Yeah, that's how I thought I understood it because that's the only way the circuit analysis makes sense. However, p. 144 of "The Student Manual for the Art of Electronics" (attached) shows the I-V curves for PMOS and NMOS transistors, and both of them show zero conduction at V_{GS}=0. This would imply that an input of 0V would result in both NMOS and PMOS transistors acting as open switches, and the output would then be "float," not "high." Am I misunderstanding the attached plot?

this depends on whether you are using enhancement mode or depletion mode MOSFETs

 

Yeah, that's how I thought I understood it because that's the only way the circuit analysis makes sense.
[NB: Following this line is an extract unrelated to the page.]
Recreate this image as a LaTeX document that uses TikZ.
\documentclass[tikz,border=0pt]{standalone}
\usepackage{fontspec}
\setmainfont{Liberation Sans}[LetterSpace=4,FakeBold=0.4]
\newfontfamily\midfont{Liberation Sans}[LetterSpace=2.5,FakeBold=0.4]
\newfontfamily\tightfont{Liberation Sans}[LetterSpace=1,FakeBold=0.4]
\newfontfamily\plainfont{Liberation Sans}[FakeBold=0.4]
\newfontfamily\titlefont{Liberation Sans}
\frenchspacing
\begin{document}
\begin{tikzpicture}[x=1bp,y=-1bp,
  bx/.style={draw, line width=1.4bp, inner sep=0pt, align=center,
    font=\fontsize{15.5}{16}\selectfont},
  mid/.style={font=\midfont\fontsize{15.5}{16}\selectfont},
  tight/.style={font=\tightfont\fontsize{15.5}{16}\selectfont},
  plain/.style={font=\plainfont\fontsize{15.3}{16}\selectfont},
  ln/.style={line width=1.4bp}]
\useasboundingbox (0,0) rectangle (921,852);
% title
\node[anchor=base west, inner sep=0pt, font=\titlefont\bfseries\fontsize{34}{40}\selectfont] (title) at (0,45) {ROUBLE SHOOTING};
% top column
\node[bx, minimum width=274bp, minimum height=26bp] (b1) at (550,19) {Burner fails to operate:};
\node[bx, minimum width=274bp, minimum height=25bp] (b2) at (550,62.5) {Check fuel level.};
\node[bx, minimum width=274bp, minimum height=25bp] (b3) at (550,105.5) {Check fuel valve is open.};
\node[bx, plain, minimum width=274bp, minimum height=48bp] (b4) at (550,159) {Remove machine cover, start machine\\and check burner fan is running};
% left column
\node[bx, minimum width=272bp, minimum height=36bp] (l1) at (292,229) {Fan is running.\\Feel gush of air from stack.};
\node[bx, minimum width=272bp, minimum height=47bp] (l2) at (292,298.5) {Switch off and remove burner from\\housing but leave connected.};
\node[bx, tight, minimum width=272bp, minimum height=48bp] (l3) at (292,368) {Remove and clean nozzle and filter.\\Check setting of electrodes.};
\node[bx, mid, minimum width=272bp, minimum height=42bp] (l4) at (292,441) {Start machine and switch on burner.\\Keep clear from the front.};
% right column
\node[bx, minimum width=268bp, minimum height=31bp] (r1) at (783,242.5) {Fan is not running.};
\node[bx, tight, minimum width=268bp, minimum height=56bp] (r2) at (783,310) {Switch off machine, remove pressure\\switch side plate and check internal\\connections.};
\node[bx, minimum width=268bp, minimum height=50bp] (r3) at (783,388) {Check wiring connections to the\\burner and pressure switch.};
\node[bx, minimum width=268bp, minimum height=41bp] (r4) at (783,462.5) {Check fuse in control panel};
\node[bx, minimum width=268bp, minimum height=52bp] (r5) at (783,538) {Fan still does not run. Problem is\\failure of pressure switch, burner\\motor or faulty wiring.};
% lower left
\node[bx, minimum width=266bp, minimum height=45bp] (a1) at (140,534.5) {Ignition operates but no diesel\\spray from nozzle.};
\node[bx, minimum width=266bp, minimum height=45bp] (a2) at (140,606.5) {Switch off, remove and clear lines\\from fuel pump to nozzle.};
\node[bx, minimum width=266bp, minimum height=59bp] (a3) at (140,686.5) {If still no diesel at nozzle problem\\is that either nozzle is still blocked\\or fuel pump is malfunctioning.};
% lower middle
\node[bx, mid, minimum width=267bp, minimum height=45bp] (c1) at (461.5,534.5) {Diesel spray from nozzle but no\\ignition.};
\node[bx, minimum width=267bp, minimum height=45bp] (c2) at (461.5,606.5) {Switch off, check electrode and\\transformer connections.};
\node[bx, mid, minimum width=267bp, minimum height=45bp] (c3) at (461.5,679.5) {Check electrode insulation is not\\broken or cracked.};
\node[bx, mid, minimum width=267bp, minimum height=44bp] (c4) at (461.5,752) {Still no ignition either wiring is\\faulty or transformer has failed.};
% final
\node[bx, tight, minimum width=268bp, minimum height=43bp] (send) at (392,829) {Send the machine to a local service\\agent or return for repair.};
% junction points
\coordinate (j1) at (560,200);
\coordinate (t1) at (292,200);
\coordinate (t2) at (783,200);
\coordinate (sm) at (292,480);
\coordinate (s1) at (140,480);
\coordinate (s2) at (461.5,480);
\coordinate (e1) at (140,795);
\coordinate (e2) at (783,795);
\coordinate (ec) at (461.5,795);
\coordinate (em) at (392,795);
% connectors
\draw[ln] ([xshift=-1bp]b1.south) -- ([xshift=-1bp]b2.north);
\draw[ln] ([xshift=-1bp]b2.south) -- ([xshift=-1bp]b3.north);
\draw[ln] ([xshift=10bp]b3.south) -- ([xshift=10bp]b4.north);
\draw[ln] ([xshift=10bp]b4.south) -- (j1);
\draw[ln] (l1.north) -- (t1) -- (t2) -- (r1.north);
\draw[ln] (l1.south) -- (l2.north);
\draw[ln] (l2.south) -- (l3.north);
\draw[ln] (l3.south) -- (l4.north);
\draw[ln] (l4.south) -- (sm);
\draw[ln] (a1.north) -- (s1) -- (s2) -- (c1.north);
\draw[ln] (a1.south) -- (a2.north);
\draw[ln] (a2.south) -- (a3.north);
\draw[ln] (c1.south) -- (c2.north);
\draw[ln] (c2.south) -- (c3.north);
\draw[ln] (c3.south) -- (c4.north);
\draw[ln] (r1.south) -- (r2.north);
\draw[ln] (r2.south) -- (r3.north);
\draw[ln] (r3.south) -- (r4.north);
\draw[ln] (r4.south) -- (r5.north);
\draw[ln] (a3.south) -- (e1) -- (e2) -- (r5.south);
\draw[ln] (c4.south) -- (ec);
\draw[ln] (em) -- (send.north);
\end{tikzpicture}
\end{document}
However, p. 144 of "The Student Manual for the Art of Electronics" (attached) shows the I-V curves for PMOS and NMOS transistors, and both of them show zero conduction at V_{GS}=0. This would imply that an input of 0V would result in both NMOS and PMOS transistors acting as open switches, and the output would then be "float," not "high." Am I misunderstanding the attached plot?

V_{GS}=0 means Gate-to-source voltage=0, not gate voltage =0. If the source of a PMOS enhancement mode transistor is at 10V, then to turn it off, the gate needs to be at 10v. That's a gate-to-source voltage of 0v.

 

Got it. That makes perfect sense. When the input is 0V, then the output is 5V, which makes the gate-to-source voltage for the PMOS -5V, which clearly puts it in the conducting regime. Thanks so much.